- _Required task_:
Look through the material below and give the number of lines holding "that", with no other words.

(Items from a data source)
━━━━━━━━━━━━━━━━━━━━━━━━━━━━━━

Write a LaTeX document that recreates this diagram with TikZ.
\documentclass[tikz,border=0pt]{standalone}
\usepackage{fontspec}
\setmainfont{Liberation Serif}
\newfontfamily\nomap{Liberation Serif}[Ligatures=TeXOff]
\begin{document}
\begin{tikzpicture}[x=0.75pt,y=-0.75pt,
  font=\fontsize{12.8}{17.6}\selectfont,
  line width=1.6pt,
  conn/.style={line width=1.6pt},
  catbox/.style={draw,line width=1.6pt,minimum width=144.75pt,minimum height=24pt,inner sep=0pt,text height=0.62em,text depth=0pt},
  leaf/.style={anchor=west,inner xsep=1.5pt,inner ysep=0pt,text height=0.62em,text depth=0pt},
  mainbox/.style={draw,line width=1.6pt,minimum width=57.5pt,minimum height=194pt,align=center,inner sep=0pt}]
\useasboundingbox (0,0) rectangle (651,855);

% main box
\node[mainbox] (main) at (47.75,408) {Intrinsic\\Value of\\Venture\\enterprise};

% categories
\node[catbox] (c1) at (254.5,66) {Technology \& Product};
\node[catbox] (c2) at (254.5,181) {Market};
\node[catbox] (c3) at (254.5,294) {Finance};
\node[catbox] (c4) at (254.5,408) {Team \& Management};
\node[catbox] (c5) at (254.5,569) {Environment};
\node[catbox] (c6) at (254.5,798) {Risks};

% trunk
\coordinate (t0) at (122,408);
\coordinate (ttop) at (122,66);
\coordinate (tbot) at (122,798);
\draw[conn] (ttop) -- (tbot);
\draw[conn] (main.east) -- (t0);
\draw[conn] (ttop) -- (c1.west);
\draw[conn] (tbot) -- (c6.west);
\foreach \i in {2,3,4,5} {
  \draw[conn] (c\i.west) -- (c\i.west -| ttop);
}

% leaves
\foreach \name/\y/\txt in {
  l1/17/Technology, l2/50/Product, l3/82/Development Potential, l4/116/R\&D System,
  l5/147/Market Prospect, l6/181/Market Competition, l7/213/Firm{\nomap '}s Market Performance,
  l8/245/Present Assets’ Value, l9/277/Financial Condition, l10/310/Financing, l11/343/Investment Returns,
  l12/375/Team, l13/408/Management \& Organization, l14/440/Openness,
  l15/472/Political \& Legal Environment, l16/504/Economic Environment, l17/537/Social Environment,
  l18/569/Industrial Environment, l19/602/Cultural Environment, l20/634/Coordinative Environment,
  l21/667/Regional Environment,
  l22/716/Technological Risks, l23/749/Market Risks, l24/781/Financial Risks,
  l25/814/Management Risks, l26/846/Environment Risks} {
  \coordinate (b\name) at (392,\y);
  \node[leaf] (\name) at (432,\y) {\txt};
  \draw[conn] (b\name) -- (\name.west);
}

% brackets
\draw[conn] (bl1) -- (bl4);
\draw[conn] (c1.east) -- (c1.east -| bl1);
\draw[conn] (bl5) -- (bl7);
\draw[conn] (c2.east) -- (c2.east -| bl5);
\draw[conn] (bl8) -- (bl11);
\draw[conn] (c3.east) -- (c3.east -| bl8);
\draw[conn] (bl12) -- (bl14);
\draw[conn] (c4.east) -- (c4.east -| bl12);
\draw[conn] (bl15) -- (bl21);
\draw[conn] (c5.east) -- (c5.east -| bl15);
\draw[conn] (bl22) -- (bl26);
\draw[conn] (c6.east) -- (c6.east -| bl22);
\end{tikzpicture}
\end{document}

━━━━━━━━━━━━━━━━━━━━━━━━━━━━━━

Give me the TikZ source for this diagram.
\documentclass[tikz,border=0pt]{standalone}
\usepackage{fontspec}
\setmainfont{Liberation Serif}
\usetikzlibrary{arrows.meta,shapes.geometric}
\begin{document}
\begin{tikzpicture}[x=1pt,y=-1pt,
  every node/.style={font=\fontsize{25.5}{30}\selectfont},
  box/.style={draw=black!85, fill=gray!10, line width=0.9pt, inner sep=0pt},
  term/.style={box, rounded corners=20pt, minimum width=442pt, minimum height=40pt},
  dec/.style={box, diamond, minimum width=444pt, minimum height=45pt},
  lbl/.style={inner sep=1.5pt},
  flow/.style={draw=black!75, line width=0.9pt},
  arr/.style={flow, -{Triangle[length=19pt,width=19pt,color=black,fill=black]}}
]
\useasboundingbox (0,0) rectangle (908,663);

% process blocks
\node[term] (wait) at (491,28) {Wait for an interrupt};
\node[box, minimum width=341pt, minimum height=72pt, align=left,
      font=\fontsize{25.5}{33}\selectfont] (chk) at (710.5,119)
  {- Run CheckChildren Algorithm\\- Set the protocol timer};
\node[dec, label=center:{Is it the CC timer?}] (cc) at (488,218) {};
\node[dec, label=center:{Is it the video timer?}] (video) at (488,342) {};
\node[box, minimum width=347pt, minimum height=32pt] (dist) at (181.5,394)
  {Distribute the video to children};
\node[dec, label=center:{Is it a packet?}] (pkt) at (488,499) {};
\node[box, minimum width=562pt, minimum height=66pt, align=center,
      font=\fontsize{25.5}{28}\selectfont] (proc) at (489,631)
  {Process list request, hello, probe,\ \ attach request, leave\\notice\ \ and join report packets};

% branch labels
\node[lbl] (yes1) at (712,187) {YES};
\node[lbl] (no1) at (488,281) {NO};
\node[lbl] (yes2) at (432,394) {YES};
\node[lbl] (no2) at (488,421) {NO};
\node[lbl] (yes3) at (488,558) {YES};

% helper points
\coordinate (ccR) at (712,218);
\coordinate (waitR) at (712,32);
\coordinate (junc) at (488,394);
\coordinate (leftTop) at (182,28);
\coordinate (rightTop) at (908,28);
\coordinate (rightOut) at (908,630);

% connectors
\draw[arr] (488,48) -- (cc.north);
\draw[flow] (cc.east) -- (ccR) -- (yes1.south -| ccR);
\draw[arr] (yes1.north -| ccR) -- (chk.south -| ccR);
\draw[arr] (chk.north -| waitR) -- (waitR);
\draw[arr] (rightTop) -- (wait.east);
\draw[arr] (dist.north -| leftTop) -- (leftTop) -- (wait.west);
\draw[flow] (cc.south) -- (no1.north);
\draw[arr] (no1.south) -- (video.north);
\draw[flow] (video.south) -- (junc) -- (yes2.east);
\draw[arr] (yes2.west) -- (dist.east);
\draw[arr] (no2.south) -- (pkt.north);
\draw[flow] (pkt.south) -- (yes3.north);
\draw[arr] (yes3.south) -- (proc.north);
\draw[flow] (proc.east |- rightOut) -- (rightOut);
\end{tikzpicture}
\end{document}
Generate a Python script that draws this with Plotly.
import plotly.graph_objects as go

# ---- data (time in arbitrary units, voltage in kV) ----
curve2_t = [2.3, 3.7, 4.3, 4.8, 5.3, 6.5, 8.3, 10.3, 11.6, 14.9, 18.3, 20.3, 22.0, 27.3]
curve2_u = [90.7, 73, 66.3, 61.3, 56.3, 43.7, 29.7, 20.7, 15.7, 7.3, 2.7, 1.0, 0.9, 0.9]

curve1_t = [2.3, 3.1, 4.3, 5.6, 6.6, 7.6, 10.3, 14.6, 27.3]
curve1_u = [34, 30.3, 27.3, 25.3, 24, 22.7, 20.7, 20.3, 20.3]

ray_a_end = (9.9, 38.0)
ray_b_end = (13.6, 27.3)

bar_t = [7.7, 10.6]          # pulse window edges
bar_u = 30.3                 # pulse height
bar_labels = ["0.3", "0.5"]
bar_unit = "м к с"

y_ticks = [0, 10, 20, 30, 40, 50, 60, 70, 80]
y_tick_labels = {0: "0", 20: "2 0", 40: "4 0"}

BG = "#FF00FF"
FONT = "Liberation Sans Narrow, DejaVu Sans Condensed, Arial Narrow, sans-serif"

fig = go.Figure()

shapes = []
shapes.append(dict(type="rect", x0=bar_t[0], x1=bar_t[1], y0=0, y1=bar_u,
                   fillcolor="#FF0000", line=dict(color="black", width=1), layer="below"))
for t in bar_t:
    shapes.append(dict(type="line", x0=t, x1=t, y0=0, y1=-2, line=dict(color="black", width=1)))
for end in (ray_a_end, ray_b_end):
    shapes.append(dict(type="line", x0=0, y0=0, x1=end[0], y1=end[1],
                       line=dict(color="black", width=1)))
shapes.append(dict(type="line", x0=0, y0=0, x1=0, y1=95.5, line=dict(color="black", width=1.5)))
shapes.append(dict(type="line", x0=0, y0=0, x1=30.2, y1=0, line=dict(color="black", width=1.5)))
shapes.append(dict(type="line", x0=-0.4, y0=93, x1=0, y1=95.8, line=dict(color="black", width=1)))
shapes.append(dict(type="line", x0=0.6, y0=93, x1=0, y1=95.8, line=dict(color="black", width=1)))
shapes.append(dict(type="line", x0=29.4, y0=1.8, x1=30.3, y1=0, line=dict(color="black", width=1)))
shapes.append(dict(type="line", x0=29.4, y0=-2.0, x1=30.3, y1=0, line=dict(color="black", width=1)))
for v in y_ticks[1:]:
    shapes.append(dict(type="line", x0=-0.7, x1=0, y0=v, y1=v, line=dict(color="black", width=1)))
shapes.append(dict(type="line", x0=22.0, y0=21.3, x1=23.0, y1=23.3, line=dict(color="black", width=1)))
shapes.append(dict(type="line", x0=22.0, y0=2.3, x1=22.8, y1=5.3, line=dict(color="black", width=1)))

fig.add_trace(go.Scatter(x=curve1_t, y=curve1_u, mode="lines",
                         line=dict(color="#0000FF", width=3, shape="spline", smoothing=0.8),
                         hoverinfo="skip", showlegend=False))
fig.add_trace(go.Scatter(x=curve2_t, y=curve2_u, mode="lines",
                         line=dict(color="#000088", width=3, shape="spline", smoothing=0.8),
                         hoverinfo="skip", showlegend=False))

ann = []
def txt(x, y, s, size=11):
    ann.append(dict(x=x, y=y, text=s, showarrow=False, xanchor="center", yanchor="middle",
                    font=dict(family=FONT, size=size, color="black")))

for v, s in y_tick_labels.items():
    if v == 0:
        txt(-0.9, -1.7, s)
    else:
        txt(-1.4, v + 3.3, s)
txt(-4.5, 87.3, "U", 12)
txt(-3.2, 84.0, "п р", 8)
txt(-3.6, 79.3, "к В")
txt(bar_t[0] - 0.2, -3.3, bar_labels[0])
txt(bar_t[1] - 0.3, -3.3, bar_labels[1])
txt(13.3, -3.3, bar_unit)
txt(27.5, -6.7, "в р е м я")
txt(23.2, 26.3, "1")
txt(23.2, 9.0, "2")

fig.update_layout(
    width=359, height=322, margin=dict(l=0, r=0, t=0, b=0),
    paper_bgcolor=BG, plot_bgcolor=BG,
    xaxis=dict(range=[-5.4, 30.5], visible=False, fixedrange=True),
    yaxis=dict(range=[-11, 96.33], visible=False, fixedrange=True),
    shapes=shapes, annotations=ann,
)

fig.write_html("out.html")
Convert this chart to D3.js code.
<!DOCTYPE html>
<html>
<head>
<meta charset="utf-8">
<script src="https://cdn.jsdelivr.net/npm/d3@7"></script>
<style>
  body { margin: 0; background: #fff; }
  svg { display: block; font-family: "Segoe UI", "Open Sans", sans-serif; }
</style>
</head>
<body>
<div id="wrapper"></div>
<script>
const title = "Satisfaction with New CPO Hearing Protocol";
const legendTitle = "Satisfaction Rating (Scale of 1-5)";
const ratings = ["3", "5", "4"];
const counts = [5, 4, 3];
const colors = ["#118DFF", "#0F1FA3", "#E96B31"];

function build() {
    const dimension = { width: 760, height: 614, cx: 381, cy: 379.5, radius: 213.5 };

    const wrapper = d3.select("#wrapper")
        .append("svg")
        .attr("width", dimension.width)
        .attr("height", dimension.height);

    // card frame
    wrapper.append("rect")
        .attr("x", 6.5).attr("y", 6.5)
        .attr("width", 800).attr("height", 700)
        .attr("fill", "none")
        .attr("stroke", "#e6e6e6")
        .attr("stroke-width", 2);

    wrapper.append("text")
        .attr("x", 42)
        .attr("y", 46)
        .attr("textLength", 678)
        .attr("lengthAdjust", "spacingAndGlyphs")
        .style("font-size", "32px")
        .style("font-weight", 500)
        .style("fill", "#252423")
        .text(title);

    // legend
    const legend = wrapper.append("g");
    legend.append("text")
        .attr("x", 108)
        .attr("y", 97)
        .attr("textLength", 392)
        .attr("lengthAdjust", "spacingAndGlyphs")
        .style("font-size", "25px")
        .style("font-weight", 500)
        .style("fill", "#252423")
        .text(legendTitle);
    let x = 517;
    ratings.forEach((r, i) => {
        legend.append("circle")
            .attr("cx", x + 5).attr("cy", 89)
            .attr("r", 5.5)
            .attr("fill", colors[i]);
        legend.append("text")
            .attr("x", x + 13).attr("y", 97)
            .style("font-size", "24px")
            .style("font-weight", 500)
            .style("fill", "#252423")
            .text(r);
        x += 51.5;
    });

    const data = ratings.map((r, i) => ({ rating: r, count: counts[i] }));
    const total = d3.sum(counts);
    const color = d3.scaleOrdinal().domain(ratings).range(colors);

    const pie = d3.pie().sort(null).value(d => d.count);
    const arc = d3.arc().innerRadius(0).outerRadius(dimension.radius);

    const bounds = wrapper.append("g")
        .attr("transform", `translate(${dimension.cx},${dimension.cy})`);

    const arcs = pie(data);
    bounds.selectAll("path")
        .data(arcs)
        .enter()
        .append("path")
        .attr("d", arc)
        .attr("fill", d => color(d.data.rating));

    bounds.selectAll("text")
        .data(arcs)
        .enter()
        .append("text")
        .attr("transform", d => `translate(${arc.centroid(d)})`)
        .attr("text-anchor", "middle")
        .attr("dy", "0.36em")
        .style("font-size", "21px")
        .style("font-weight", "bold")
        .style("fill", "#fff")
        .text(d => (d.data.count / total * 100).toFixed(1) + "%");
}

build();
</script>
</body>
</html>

━━━━━━━━━━━━━━━━━━━━━━━━━━━━━━

- _Result_:
2